The Points of Concurrence Theory in Guidobaldo del Monte’s Scenography
Keywords:Perspective, scenoraphy, Guidobaldo del Monte, Relief perspective, points of concurrence, prospettiva solida
Theatrical scenography was one of the privileged applications of perspective in the Renaissance. The court theater, characteristic of those years, is structured around a frontal perspective installation developed in depth. This particular perspective application makes the scenography a privileged place for experimenting the projective transformations at the origins of the relief perspective in which the real space contracts and transforms itself into the illusory space of the scene. This study regards the De scenis, the sixth book of Perspectivae libri sex, written by Guidobaldo del Monte in 1600, entirely devoted to theatrical scenography.

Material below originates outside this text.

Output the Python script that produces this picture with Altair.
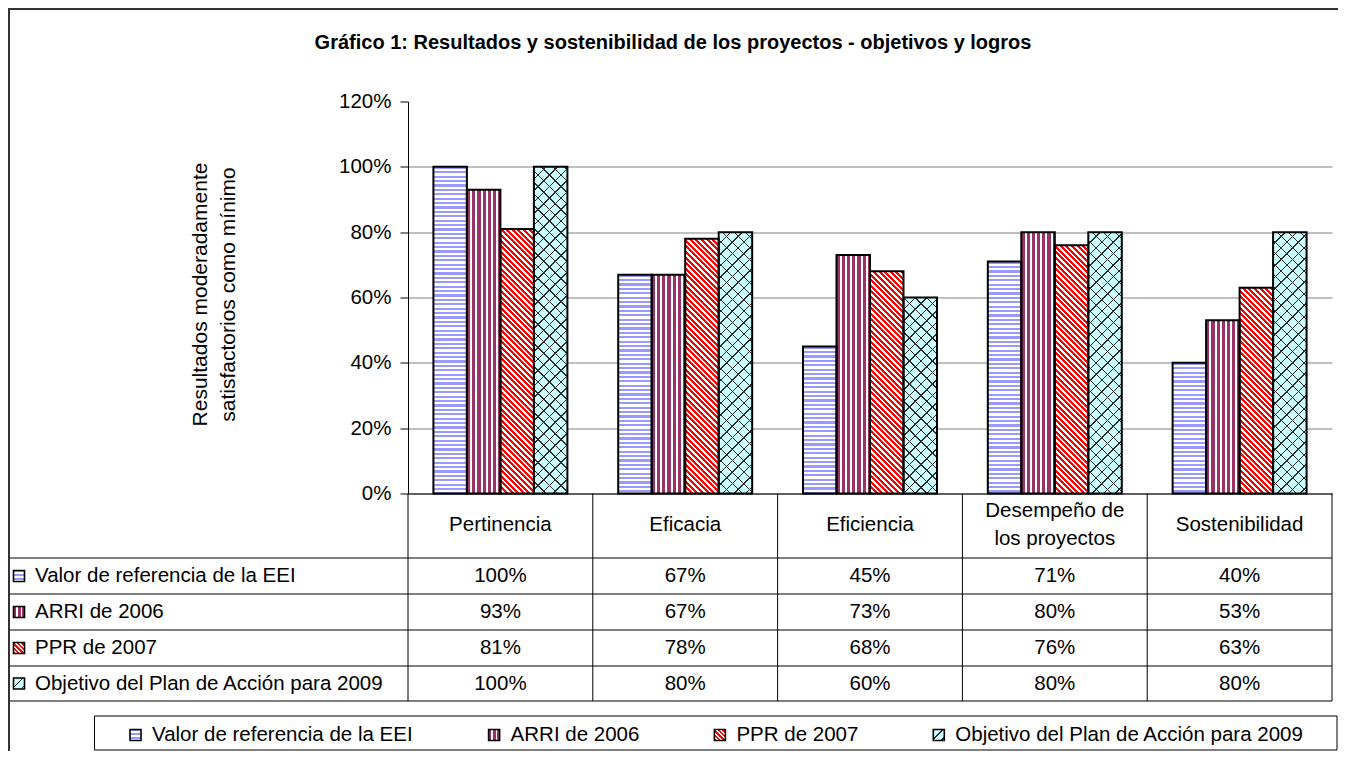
import altair as alt
import pandas as pd

# ---------------- data ----------------
categories = ["Pertinencia", "Eficacia", "Eficiencia", "Desempeño de los proyectos", "Sostenibilidad"]
series = ["Valor de referencia de la EEI", "ARRI de 2006", "PPR de 2007",
          "Objetivo del Plan de Acción para 2009"]
valor_eei = [1.00, 0.67, 0.45, 0.71, 0.40]
arri_2006 = [0.93, 0.67, 0.73, 0.80, 0.53]
ppr_2007 = [0.81, 0.78, 0.68, 0.76, 0.63]
objetivo_2009 = [1.00, 0.80, 0.60, 0.80, 0.80]
y_ticks = [0, 0.2, 0.4, 0.6, 0.8, 1.0, 1.2]
chart_title = "Gráfico 1: Resultados y sostenibilidad de los proyectos - objetivos y logros"
y_title = ["Resultados moderadamente", "satisfactorios como mínimo"]

values_by_series = [valor_eei, arri_2006, ppr_2007, objetivo_2009]
df = pd.DataFrame([{"cat": c, "series": s, "value": v}
                   for s, vals in zip(series, values_by_series)
                   for c, v in zip(categories, vals)])
dummy = pd.DataFrame({"k": [0]})

# ---------------- layout / style ----------------
FONT = "Liberation Sans"
FS = 20.5
W, H = 924, 392
X0, Y0 = 408, 101.5          # page position of plot origin
YMAX = 1.2
PAD_IN = 0.275
BAR_W = W / 5 * (1 - PAD_IN) / 4

BLUE, MAROON, RED, CYAN, DARK, WHITE = "#9999FF", "#993366", "#FF0000", "#CCFFFF", "#2b2b2b", "#FFFFFF"
CLEAR = "rgba(0,0,0,0)"


def px(x):
    return x - X0


def py(y):
    return y - Y0


def stripes(c1, c2, n, frac):
    stops = []
    k = 0
    while k < n:
        a = k / n
        b = min((k + frac) / n, 1.0)
        e = min((k + 1) / n, 1.0)
        stops += [(a, c1), (b, c1)]
        if b < 1.0:
            stops += [(b, c2), (e, c2)]
        k += 1
    return [alt.GradientStop(offset=round(o, 5), color=c) for o, c in stops]


def grad_h(c1, c2, n, frac):      # horizontal stripes
    return alt.LinearGradient(gradient="linear", x1=0, y1=0, x2=0, y2=1, stops=stripes(c1, c2, n, frac))


def grad_v(c1, c2, n, frac):      # vertical stripes
    return alt.LinearGradient(gradient="linear", x1=0, y1=0, x2=1, y2=0, stops=stripes(c1, c2, n, frac))


def grad_back(c1, c2, w, h, period, frac):   # "\" stripes
    a = (w + h) / (w * w + h * h)
    return alt.LinearGradient(gradient="linear", x1=0, y1=1, x2=a * w, y2=1 - a * h,
                              stops=stripes(c1, c2, (w + h) / period, frac))


def grad_fwd(c1, c2, w, h, period, frac):    # "/" stripes
    a = (w + h) / (w * w + h * h)
    return alt.LinearGradient(gradient="linear", x1=0, y1=0, x2=a * w, y2=a * h,
                              stops=stripes(c1, c2, (w + h) / period, frac))


TWO_LINE = "Desempeño de los proyectos"
x_axis = alt.Axis(title=None, labelAngle=0, labelFont=FONT, labelFontSize=FS, labelColor="black",
                  labelPadding={"condition": {"test": f"datum.value == '{TWO_LINE}'", "value": 17},
                                "value": 31},
                  labelBaseline="middle", labelLineHeight=28, ticks=False,
                  domainColor="black", domainWidth=1, grid=False, labelLimit=300,
                  labelExpr=f"datum.value == '{TWO_LINE}' ? ['Desempeño de', 'los proyectos'] : datum.value")
y_axis = alt.Axis(values=y_ticks, format=".0%", title=y_title, titleFont=FONT, titleFontSize=21,
                  titleFontWeight="normal", titleColor="black", titleX=-208, titleY=192.5,
                  titleLineHeight=28, titleBaseline="middle", titleAlign="center",
                  labelFont=FONT, labelFontSize=FS, labelColor="black", labelPadding=9,
                  tickSize=8, tickColor="black", domainColor="black", gridColor="#808080",
                  gridWidth=1, labelFlush=False,
                  gridOpacity={"condition": {"test": "datum.value > 1.1", "value": 0}, "value": 1})

x_enc = alt.X("cat:N", sort=categories,
              scale=alt.Scale(domain=categories, paddingInner=PAD_IN, paddingOuter=PAD_IN / 2),
              axis=x_axis)
xoff = alt.XOffset("series:N", sort=series,
                   scale=alt.Scale(domain=series, paddingInner=0, paddingOuter=0))
y_enc = alt.Y("value:Q", scale=alt.Scale(domain=[0, YMAX], nice=False), axis=y_axis)

layers = []


def rule(x1, x2, y1, y2, color="black", width=1.0):
    return alt.Chart(dummy).mark_rule(color=color, strokeWidth=width).encode(
        x=alt.value(x1), x2=alt.value(x2), y=alt.value(y1), y2=alt.value(y2))


# ---------------- bars ----------------
bar_base = alt.Chart(df)
for si, s in enumerate(series):
    for ci, c in enumerate(categories):
        v = values_by_series[si][ci]
        h = v / YMAX * H
        w = BAR_W
        sel = (alt.datum.series == s) & (alt.datum.cat == c)
        if si == 0:
            fills = [grad_h(BLUE, WHITE, h / 4.4, 0.5)]
        elif si == 1:
            fills = [grad_v(MAROON, WHITE, w / 5.2, 0.62)]
        elif si == 2:
            fills = [grad_back(RED, WHITE, w, h, 5.6, 0.55)]
        else:
            fills = [CYAN, grad_fwd(DARK, CLEAR, w, h, 11.5, 0.12),
                     grad_back(DARK, CLEAR, w, h, 11.5, 0.10)]
        for f in fills:
            layers.append(bar_base.transform_filter(sel).mark_bar(fill=f, strokeWidth=0).encode(
                x=x_enc, xOffset=xoff, y=y_enc))

layers.append(bar_base.mark_bar(fillOpacity=0, stroke="black", strokeWidth=2).encode(
    x=x_enc, xOffset=xoff, y=y_enc))

# ---------------- data table ----------------
row_lines = [558, 594, 630, 666, 701]
row_centers = [576, 612, 648, 683.5]
col_edges = [i * W / 5 for i in range(6)]
for yl in row_lines:
    layers.append(rule(px(8), W, py(yl), py(yl)))
for xe in col_edges:
    layers.append(rule(xe, xe, H, py(701)))
layers.append(rule(px(8.5), px(8.5), py(558), py(701)))

for i, s in enumerate(series):
    layers.append(alt.Chart(df).transform_filter(alt.datum.series == s).mark_text(
        font=FONT, fontSize=FS, color="black", align="center", baseline="middle").encode(
        x=x_enc, y=alt.value(py(row_centers[i])), text=alt.Text("value:Q", format=".0%")))


def swatch_fills(si, size):
    if si == 0:
        return [grad_h(BLUE, WHITE, 3, 0.5)]
    if si == 1:
        return [grad_v(MAROON, WHITE, 2.5, 0.6)]
    if si == 2:
        return [grad_back(RED, WHITE, size, size, 4.5, 0.55)]
    return [CYAN, grad_fwd(DARK, CLEAR, size, size, 9, 0.14)]


def swatch(si, xl, yc, size=11):
    out = []
    sdf = pd.DataFrame({"series": [series[si]]})
    for f in swatch_fills(si, size):
        out.append(alt.Chart(sdf).mark_rect(fill=f, strokeWidth=0).encode(
            x=alt.value(xl), x2=alt.value(xl + size), y=alt.value(yc - size / 2), y2=alt.value(yc + size / 2)))
    out.append(alt.Chart(sdf).mark_rect(fillOpacity=0, stroke="black", strokeWidth=1.6).encode(
        x=alt.value(xl), x2=alt.value(xl + size), y=alt.value(yc - size / 2), y2=alt.value(yc + size / 2)))
    return out


for i, s in enumerate(series):
    layers += swatch(i, px(13.5), py(row_centers[i]))
    layers.append(alt.Chart(pd.DataFrame({"series": [s]})).mark_text(
        font=FONT, fontSize=FS, color="black", align="left", baseline="middle").encode(
        x=alt.value(px(35)), y=alt.value(py(row_centers[i])), text="series:N"))

# ---------------- legend ----------------
LEG_TOP, LEG_BOTTOM, LEG_LEFT, LEG_RIGHT = 716, 750, 94.5, 1337
LEG_Y = 735
legend_x = [130, 488.6, 714.4, 933.3]
layers.append(alt.Chart(dummy).mark_rect(fill="white", stroke="black", strokeWidth=1).encode(
    x=alt.value(px(LEG_LEFT)), x2=alt.value(px(LEG_RIGHT)), y=alt.value(py(LEG_TOP)), y2=alt.value(py(LEG_BOTTOM))))
for i, s in enumerate(series):
    layers += swatch(i, px(legend_x[i]), py(LEG_Y))
    layers.append(alt.Chart(pd.DataFrame({"series": [s]})).mark_text(
        font=FONT, fontSize=FS, color="black", align="left", baseline="middle").encode(
        x=alt.value(px(legend_x[i] + 22)), y=alt.value(py(LEG_Y)), text="series:N"))

# ---------------- title & frame ----------------
layers.append(alt.Chart(dummy).mark_text(
    text=chart_title, font=FONT, fontSize=20, fontWeight="bold", color="black",
    align="center", baseline="middle").encode(x=alt.value(px(673)), y=alt.value(py(42.5))))
layers.append(rule(px(8), W + 6, py(9), py(9), color="#333333", width=2))
layers.append(rule(px(9), px(9), py(9), py(751), color="#333333", width=2))

chart = alt.layer(*layers).properties(
    width=W, height=H,
    padding={"left": 400, "top": 93.5, "right": 6, "bottom": 257},
    autosize=alt.AutoSizeParams(type="none"),
    background="white",
).configure_view(stroke=None)

chart.save("out.html", embed_options={"renderer": "svg", "actions": False})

The treatise elaborates a scientific method of universal validity to construct scenes, based on the theory of the points of concurrence explained in the first book of this work, a theory that deeply influenced the history of perspective and descriptive geometry. In Guidobaldo’s work, the problem of controlling the projective transformations of space is resolved by reducing the relief perspective to a set of flat perspectives in relation to each other and controlled through the theory of points of concurrence. Applied to the art of scenography, this theory reveals itself in all its generality, since it allows the representation of classes of lines generically oriented in space and, at the same time, resolves the problem of measuring angles and lengths with projective reasoning.